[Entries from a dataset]

•••••

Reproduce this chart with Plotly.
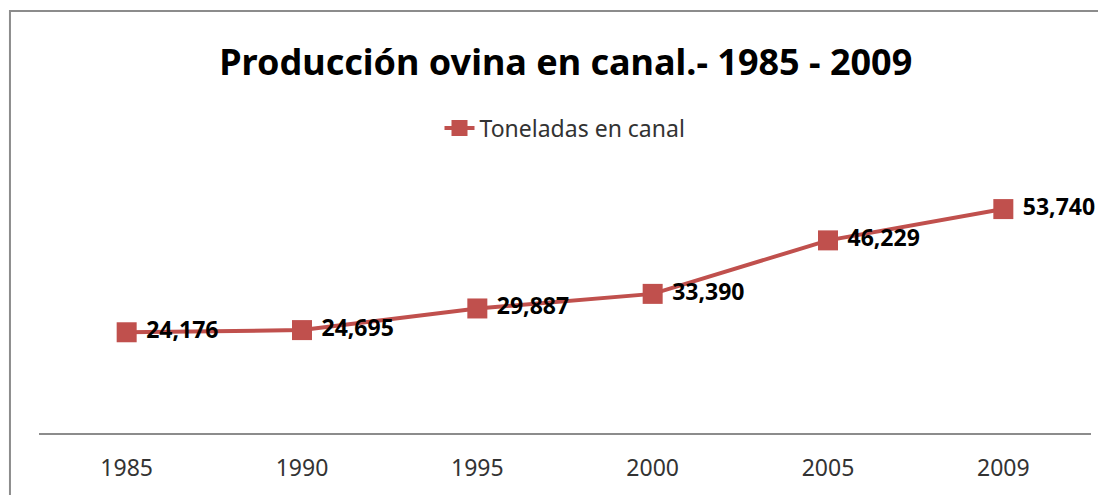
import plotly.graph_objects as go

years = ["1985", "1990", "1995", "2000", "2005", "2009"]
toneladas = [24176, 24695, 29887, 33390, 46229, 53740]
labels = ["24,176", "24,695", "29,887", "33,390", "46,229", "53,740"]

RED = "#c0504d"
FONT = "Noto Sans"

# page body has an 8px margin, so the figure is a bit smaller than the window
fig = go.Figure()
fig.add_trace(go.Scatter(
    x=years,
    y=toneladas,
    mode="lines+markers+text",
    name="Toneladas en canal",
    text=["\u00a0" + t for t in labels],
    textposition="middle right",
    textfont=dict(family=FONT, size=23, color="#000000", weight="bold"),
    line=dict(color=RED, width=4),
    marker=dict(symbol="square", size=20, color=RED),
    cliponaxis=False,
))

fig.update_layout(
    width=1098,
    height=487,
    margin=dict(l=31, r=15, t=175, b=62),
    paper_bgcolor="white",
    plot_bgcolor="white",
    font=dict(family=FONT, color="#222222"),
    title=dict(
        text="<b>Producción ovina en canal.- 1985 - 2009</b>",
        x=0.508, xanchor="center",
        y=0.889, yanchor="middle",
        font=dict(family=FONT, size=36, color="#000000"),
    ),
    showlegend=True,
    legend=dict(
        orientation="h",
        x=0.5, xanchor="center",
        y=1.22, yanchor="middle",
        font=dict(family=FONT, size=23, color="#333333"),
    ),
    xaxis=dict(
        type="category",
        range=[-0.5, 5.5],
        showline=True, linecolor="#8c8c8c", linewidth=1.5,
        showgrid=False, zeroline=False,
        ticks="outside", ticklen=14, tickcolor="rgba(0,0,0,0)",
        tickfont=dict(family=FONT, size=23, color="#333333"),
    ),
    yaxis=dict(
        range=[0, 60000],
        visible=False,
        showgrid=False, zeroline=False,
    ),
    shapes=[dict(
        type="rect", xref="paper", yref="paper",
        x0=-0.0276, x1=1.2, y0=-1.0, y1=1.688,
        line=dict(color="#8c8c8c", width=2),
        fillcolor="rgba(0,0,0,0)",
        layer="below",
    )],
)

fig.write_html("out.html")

•••••

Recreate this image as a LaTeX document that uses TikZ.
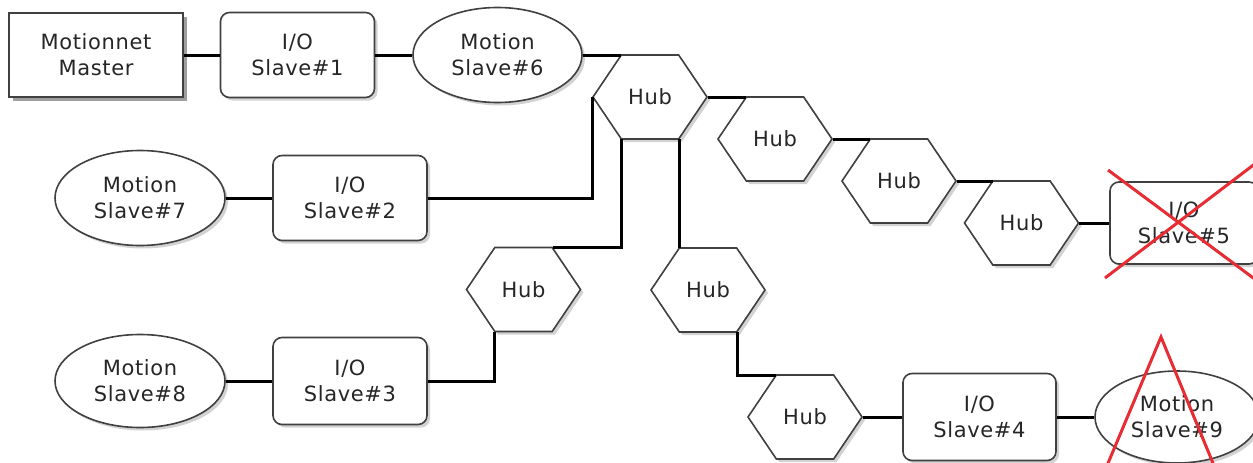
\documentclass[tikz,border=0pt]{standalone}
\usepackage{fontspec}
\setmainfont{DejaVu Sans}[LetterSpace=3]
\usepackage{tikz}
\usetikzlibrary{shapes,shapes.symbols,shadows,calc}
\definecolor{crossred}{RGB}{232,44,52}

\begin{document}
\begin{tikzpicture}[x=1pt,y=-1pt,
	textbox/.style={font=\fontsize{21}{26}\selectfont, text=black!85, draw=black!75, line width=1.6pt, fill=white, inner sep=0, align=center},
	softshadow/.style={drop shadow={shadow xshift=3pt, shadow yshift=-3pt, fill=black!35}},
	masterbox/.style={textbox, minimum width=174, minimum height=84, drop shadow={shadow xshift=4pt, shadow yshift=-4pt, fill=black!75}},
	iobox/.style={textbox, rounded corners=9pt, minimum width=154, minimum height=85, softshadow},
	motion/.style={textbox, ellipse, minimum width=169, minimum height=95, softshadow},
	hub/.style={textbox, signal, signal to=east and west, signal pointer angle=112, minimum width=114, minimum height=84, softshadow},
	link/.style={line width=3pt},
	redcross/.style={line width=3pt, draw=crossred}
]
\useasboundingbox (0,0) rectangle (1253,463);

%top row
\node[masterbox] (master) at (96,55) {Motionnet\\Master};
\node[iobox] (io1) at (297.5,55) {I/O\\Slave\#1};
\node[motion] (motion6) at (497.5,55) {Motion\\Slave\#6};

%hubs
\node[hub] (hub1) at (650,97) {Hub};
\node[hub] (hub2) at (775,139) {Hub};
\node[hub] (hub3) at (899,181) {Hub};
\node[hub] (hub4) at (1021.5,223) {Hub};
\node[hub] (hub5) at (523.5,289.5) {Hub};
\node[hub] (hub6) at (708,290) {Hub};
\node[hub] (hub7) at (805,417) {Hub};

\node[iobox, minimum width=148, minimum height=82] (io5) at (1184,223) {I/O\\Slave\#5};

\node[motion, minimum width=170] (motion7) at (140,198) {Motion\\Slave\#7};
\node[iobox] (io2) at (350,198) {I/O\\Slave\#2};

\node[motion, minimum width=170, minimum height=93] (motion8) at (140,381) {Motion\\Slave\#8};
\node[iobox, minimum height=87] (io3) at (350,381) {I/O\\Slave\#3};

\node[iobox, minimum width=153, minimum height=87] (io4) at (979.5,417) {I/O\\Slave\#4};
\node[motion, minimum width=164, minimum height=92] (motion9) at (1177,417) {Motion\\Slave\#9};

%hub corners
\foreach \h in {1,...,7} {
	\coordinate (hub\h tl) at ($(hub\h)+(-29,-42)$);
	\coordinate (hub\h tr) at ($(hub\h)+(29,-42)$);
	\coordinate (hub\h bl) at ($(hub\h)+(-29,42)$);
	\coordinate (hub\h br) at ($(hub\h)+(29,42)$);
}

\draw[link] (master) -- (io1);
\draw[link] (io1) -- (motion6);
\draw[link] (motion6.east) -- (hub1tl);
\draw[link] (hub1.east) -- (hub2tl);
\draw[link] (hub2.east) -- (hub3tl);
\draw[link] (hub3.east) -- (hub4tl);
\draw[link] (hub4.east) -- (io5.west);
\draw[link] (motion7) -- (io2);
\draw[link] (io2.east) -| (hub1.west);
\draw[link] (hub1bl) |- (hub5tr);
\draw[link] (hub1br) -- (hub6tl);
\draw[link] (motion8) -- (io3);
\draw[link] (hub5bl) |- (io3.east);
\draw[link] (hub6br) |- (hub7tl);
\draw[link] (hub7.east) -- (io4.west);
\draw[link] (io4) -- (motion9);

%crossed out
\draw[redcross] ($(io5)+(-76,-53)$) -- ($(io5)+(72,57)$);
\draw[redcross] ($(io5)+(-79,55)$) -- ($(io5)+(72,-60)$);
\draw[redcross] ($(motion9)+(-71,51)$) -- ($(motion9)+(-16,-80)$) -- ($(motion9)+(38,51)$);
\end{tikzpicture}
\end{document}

•••••

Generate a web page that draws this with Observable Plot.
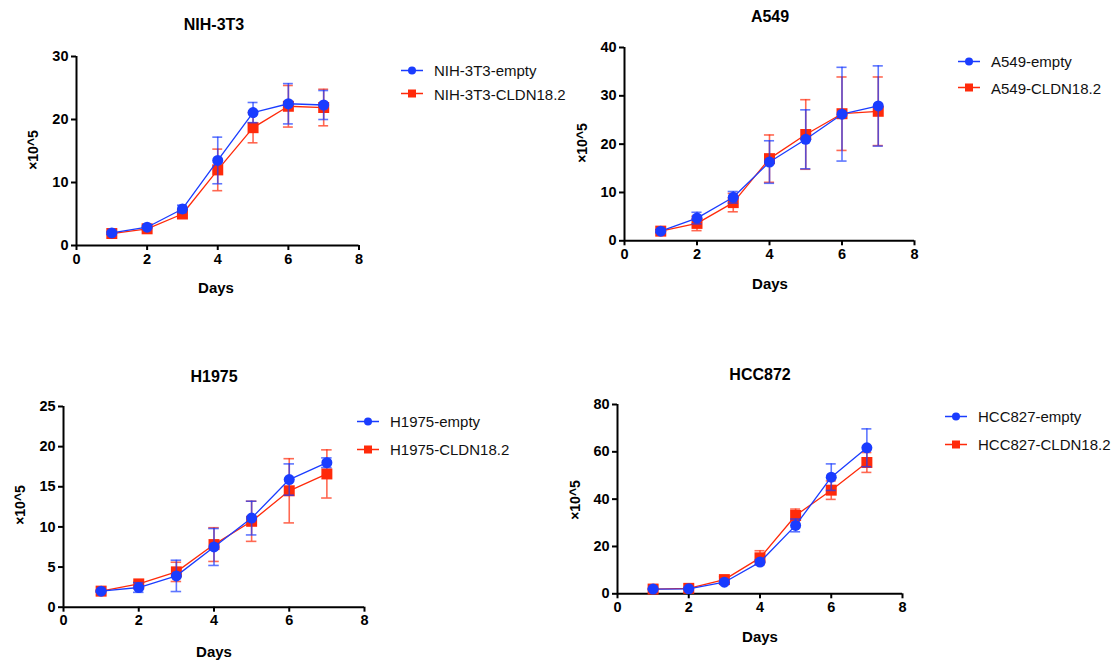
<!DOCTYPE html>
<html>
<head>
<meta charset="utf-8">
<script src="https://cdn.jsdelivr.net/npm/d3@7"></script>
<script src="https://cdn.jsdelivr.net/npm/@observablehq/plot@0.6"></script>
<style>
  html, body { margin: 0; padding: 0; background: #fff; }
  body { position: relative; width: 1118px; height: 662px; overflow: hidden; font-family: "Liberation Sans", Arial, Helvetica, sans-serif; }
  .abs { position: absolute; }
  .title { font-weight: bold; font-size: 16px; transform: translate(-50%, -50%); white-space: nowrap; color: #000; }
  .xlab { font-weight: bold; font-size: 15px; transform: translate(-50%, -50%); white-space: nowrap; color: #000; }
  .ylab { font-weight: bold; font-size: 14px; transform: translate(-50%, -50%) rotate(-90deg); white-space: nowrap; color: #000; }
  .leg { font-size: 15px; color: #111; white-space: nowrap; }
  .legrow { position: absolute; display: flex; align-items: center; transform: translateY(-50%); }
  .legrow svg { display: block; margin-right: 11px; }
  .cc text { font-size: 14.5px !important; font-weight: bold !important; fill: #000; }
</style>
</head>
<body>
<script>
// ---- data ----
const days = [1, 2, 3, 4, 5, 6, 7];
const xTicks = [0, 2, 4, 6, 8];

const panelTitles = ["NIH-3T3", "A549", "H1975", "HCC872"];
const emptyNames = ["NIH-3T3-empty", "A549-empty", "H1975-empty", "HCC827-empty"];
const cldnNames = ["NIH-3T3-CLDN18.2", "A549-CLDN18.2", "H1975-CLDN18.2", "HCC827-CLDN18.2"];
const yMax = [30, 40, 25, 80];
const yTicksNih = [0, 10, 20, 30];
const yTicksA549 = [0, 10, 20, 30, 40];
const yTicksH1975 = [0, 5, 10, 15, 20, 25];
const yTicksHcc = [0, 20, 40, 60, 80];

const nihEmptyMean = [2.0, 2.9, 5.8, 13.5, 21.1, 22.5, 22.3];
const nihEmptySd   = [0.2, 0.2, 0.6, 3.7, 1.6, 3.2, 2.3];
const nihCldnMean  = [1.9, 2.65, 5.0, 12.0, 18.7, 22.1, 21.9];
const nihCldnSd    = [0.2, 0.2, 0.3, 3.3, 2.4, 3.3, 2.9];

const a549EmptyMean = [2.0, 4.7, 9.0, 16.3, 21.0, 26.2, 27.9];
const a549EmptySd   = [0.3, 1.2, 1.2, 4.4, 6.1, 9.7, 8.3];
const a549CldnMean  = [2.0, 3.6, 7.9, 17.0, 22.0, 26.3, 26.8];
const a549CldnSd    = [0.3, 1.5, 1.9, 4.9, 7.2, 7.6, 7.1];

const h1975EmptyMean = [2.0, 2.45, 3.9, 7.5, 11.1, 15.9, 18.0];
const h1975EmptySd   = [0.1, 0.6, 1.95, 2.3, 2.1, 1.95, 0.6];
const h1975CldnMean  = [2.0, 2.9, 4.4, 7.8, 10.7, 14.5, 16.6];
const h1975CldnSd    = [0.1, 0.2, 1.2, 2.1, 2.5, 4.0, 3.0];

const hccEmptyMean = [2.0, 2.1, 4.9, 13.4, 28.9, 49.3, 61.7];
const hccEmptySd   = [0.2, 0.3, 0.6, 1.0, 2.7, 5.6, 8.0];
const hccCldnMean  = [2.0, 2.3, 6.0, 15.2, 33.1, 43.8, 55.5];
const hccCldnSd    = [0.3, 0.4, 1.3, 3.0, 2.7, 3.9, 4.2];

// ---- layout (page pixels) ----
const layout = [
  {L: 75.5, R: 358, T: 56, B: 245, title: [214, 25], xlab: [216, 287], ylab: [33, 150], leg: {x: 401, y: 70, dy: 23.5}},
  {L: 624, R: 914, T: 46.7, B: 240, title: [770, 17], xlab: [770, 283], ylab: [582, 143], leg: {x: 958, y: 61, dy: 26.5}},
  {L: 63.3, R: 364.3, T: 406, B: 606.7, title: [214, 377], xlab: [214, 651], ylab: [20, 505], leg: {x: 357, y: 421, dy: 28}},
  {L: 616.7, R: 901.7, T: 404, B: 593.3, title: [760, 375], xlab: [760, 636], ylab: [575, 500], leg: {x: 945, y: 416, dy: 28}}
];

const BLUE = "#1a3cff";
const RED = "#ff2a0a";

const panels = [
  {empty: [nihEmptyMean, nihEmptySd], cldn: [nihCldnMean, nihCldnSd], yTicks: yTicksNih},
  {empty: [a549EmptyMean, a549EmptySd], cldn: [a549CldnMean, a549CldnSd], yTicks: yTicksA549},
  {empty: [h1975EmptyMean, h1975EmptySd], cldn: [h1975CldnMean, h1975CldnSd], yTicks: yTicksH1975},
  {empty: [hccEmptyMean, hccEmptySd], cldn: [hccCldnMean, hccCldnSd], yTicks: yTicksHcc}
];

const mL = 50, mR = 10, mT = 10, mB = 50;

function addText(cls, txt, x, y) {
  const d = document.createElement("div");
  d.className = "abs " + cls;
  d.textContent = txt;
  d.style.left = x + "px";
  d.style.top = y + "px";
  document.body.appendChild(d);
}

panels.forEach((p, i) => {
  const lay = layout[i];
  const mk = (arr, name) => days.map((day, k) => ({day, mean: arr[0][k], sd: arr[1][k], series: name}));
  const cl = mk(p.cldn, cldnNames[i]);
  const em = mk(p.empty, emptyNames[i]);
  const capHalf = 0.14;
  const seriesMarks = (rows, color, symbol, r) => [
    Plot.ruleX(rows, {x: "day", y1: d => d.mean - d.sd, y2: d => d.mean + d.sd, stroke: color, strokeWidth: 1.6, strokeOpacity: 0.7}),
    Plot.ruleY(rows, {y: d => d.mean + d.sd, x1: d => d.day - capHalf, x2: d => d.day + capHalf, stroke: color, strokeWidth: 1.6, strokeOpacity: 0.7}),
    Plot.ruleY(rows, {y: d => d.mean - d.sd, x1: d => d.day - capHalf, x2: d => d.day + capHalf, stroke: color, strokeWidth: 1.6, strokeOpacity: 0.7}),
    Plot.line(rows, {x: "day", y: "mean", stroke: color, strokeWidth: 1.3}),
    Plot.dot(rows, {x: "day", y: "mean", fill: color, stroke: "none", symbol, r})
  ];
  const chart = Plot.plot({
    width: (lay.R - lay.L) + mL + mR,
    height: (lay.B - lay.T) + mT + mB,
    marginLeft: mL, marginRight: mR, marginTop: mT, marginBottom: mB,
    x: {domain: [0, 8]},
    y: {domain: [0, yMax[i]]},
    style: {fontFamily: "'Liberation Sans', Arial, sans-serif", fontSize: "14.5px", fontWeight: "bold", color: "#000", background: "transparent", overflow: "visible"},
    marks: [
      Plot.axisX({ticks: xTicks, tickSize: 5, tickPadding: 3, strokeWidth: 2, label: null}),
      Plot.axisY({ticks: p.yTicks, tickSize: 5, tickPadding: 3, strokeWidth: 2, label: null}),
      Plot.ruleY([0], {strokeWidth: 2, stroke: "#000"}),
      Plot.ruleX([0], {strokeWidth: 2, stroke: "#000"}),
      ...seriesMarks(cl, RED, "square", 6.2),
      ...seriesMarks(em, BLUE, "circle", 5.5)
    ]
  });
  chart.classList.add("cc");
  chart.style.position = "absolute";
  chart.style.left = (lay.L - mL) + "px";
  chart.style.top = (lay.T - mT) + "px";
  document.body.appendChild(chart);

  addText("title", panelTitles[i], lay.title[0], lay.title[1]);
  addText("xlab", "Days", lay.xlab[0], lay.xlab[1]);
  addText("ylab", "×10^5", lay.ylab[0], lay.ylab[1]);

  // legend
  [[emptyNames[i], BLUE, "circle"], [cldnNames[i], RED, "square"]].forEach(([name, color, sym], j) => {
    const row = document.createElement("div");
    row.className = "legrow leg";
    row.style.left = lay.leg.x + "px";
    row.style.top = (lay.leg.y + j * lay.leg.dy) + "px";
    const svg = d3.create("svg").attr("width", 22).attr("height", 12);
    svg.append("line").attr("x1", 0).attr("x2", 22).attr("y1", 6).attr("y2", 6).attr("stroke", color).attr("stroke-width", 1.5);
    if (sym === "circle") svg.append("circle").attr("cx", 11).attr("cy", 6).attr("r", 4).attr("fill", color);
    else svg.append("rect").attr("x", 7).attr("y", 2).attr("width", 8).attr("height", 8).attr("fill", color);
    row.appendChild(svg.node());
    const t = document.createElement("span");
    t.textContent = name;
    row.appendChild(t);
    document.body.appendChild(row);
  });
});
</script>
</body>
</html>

•••••

--- Work to do ---
Lines from the one with "Generate a web" through the one with "const xTicks = [0, 2, 4, 6, 8];" are the only ones to quote. Quote them exactly and leave out pictures.

--- Result below ---
Generate a web page that draws this with Observable Plot.
<!DOCTYPE html>
<html>
<head>
<meta charset="utf-8">
<script src="https://cdn.jsdelivr.net/npm/d3@7"></script>
<script src="https://cdn.jsdelivr.net/npm/@observablehq/plot@0.6"></script>
<style>
  html, body { margin: 0; padding: 0; background: #fff; }
  body { position: relative; width: 1118px; height: 662px; overflow: hidden; font-family: "Liberation Sans", Arial, Helvetica, sans-serif; }
  .abs { position: absolute; }
  .title { font-weight: bold; font-size: 16px; transform: translate(-50%, -50%); white-space: nowrap; color: #000; }
  .xlab { font-weight: bold; font-size: 15px; transform: translate(-50%, -50%); white-space: nowrap; color: #000; }
  .ylab { font-weight: bold; font-size: 14px; transform: translate(-50%, -50%) rotate(-90deg); white-space: nowrap; color: #000; }
  .leg { font-size: 15px; color: #111; white-space: nowrap; }
  .legrow { position: absolute; display: flex; align-items: center; transform: translateY(-50%); }
  .legrow svg { display: block; margin-right: 11px; }
  .cc text { font-size: 14.5px !important; font-weight: bold !important; fill: #000; }
</style>
</head>
<body>
<script>
// ---- data ----
const days = [1, 2, 3, 4, 5, 6, 7];
const xTicks = [0, 2, 4, 6, 8];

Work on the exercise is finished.